The Black Obelisk at the British Museum (ninth century B.C.E.). This artifact mentions kings Jehu and Omri of Israel, and depicts the former.
Osama Shukir Muhammed Amin FRCP(Glasg)

“How strange!” wrote British historian Simon Sebag Montefiore—author of the bestselling Jerusalem: A Biography (2011) and forthcoming The Cauldron: The Making of the Modern Middle East (2026)—in a lengthy post to X on May 28. “Why would a posse of aggressive activists be interested in the arcane details of bullae and steles and ostraca and inscriptions and numismatics in some small South Levantine kingdoms in the Iron Age?”

This event concerns the study of the ancient kingdoms of Judah and Israel that existed between roughly 1100 b.c. and 586 b.c. in the Levant. It is not a coincidence that this was chosen for disruption. The history of the Judean kingdoms and the Jewish Temple in Jerusalem that stood for most of the time between 1000 b.c. and 70 a.d. is important and fascinating history in its own right, supported by complex and growing archaeological finds. These small kingdoms … chronicle the long indigenous history of Jews in the region—which the protesters are keen to erase. This is a political project of ideological erasure and malicious incitement ….

Incidentally—but it is worth saying—this history does not deny anyone else’s history, nor the many other small realms in this region through ancient times nor the many names of the region and its entities …. The history of one cannot be used to erase the history of the other and does not need to do so. The pursuit of knowledge which is one of the delights of human life and is the mission of the British Museum and indeed anyone who writes, reads or enjoys history, can celebrate and recognize all of these.

Yet this protest and the many like it deployed across Britain nowadays is the opposite of that—an attack on history using the methods of intimidation and vandalism. Much of this involves distorting or dismantling actual history or often lying to replace it with a fabricated ideological structure that nourishes no one and helps no one but degrades our culture and civic life—not to speak of history itself.

The Kurkh Monolith at the British Museum (ninth century B.C.E.). This artifact mentions king “Ahab the Israelite.”
Courtesy of the Trustees of the British Museum

“The main issue is not free speech,” wrote journalist Melanie Phillips in her own blog post, titled “War Against Israel Targets the British Museum.” “It’s the need to combat Soviet-style disinformation and psychological warfare that’s resulted in a cult-like grip on millions of minds.” She noted that the postponement “has fueled bitter criticism of the museum for ‘pathetic’ cowardice and bowing to mob rule. It’s also increased alarm among British Jews that Jewish life is rapidly being squeezed out of the country, as the political and cultural establishment seeks to appease Islamist and left-wing pressure to turn Israel and Zionism into pariahs ….”
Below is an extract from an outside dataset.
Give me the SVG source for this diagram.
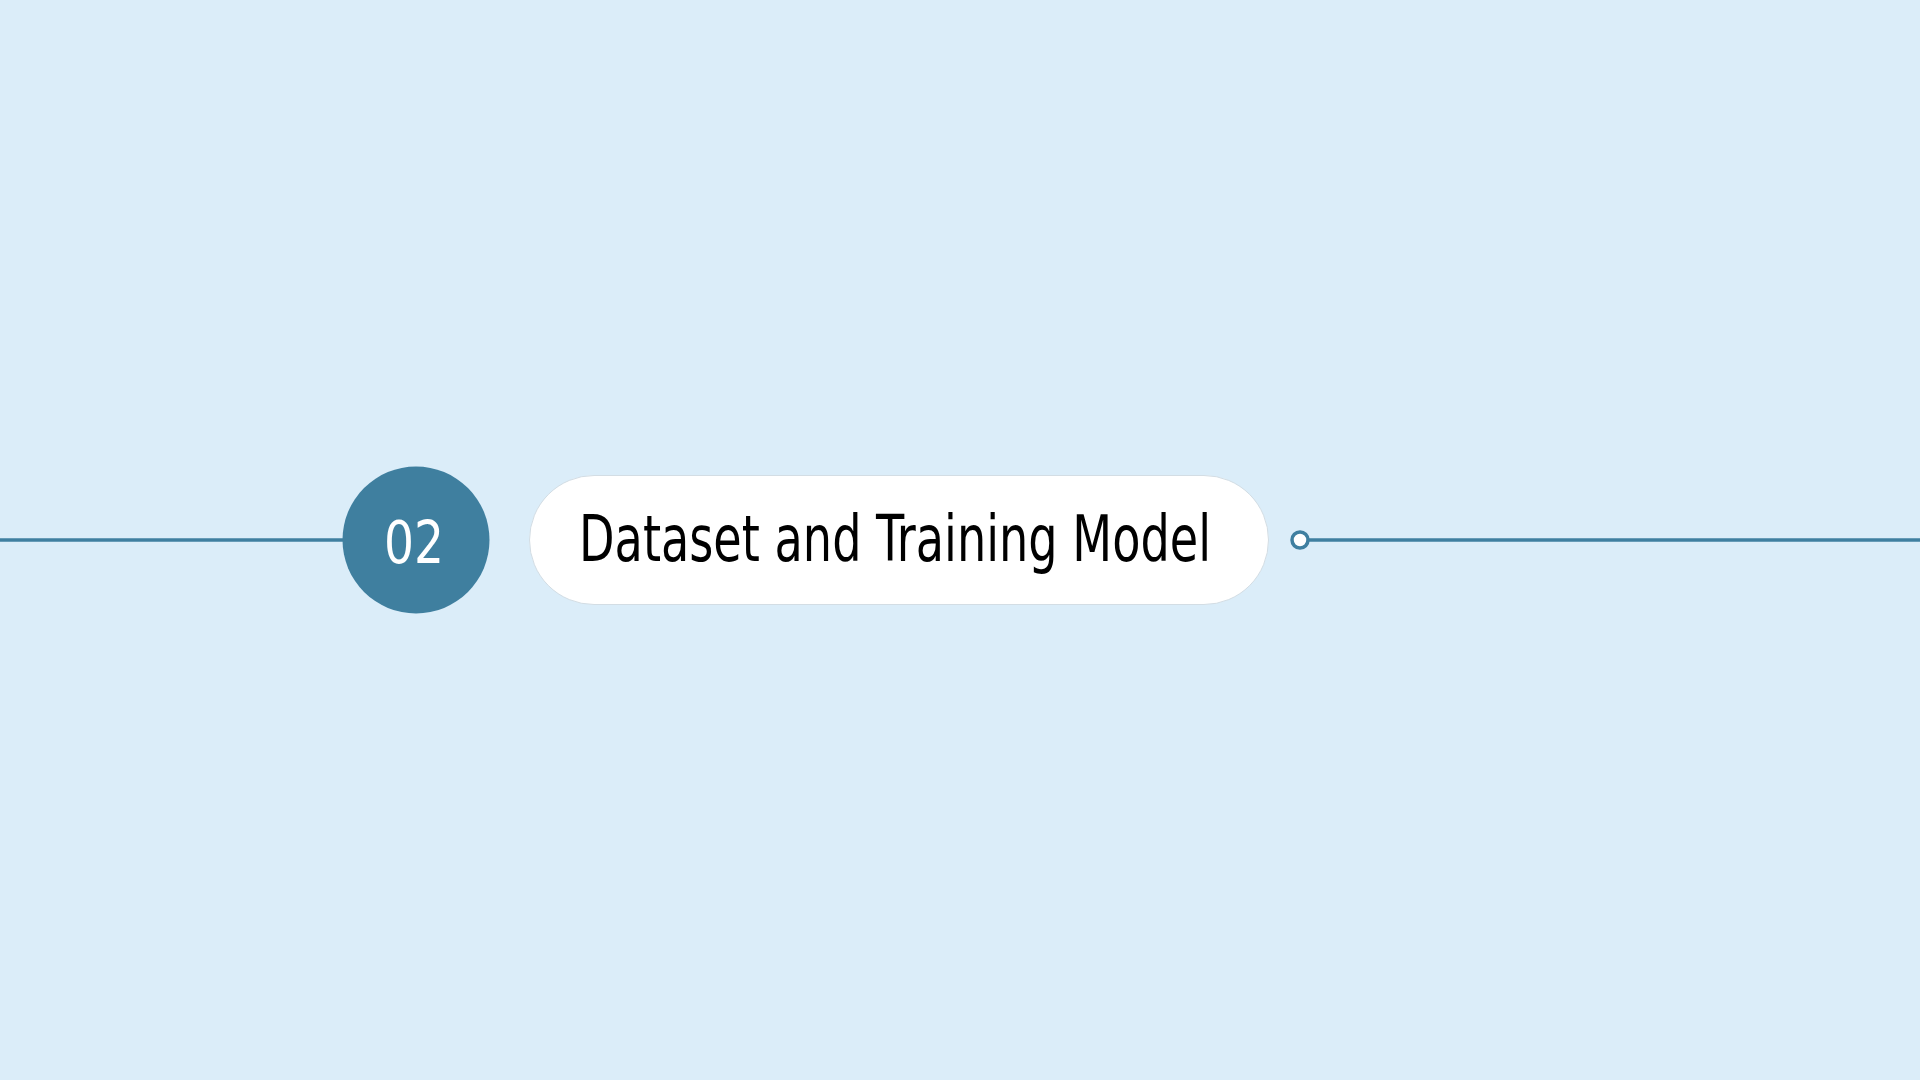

Enemies of Israel and its ancient history try to will basic facts of history out of existence. A core part of the “pro-Palestinian” movement is that it rejects Jewish history in the Middle East. It’s the same reason unesco, a group founded to further scholarship, culture and archaeology, encourages excavations everywhere on the planet except Jerusalem. The facts of Judah’s history are seen as better off buried. Even Wikipedia is a constant battleground—as revealed recently, with a cabal of editors working to rebrand ancient Hebrew, Israelite and Jewish artifacts as “Canaanite” as well as historic figures such as King Herod and even Jesus himself as “Palestinian.”
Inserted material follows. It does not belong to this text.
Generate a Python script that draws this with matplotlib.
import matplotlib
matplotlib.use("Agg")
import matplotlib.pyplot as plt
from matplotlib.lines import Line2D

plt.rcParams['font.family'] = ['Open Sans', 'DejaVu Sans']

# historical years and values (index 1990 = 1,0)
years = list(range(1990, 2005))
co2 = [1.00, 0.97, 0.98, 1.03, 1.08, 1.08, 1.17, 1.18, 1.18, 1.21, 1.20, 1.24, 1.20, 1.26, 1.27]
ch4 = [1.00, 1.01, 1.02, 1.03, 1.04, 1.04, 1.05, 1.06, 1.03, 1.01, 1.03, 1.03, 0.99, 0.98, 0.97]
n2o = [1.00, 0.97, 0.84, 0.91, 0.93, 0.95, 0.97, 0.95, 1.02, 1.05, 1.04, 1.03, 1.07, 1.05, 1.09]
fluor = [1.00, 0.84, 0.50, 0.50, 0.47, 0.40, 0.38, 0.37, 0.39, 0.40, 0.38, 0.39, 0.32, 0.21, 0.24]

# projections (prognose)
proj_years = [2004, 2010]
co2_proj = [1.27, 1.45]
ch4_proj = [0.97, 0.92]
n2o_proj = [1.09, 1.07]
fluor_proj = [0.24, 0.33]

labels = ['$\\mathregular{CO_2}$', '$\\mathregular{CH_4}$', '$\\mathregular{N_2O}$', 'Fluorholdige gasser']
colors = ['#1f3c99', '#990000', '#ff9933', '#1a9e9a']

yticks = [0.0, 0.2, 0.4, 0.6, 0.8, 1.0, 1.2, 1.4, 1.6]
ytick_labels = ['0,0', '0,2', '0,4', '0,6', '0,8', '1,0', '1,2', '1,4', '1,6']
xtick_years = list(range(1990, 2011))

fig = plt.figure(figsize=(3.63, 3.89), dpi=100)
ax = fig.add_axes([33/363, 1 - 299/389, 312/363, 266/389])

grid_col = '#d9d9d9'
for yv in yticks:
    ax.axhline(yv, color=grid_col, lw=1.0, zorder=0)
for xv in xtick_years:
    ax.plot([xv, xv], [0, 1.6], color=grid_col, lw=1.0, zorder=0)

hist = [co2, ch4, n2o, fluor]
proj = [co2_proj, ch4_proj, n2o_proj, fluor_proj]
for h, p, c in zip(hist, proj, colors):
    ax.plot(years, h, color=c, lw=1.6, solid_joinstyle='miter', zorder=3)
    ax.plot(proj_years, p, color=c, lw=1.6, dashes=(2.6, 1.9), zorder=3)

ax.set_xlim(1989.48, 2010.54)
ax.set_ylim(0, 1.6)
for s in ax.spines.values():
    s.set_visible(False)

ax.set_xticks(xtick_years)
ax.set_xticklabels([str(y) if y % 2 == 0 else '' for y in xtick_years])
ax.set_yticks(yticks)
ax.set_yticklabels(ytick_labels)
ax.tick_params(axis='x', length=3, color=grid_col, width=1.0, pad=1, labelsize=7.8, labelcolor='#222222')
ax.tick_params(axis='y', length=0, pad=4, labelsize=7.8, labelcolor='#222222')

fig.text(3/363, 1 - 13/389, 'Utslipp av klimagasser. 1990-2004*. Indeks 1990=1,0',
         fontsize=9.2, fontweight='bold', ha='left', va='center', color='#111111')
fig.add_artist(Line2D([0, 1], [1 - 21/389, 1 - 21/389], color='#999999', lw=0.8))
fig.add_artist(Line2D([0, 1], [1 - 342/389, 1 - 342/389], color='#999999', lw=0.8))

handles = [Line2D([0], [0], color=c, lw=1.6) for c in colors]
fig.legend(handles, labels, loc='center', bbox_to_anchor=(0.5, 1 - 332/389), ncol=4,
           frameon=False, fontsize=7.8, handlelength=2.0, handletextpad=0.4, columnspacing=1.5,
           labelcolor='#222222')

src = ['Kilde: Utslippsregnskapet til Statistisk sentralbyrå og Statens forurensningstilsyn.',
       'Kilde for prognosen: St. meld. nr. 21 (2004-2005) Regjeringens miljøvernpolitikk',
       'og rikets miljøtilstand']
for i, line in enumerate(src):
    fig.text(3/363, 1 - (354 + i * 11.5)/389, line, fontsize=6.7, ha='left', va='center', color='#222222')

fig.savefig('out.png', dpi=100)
The Lachish Reliefs at the British Museum (circa 700 B.C.E.). These depict Assyrian king Sennacherib’s assault of the Judahite city of Lachish, as described in 2 Kings 18, 2 Chronicles 32 and Isaiah 36-37.
Mike Peel

A postponed lunchtime lecture at the British Museum on the history of ancient Israel and Judah might seem like a minor episode. But it is only the latest incident among many in the ongoing war for history and truth. And for a renowned establishment such as the British Museum—“the world’s greatest temple of history,” in the words of Montefiore—“this matters.”

The Taylor Prism at the British Museum (circa 700 B.C.E.), mentioning Sennacherib’s campaign into Judah and King Hezekiah.
David Castor

“[T]he society that ceases to allow to free discussion of ideas and stops respecting and recognizing the value of scientific and historical sources and facts is a society that will fail,” Montefiore wrote.

Yet there is another angle here—one of some reassurance. While lectures may be postponed or canceled, and open-editing encyclopedias may be changed at will, what does not change are the facts on—and from—the ground. In a motif found several times in the biblical text—serving as the inspiration for the title of our magazine, Let the Stones Speak (a saying oft-repeated by our mentor, the late Dr. Eilat Mazar)—when people fall silent, it is the stones themselves that “cry out” as a “witness” to history (e.g. Joshua 24:27; Habakkuk 2:11).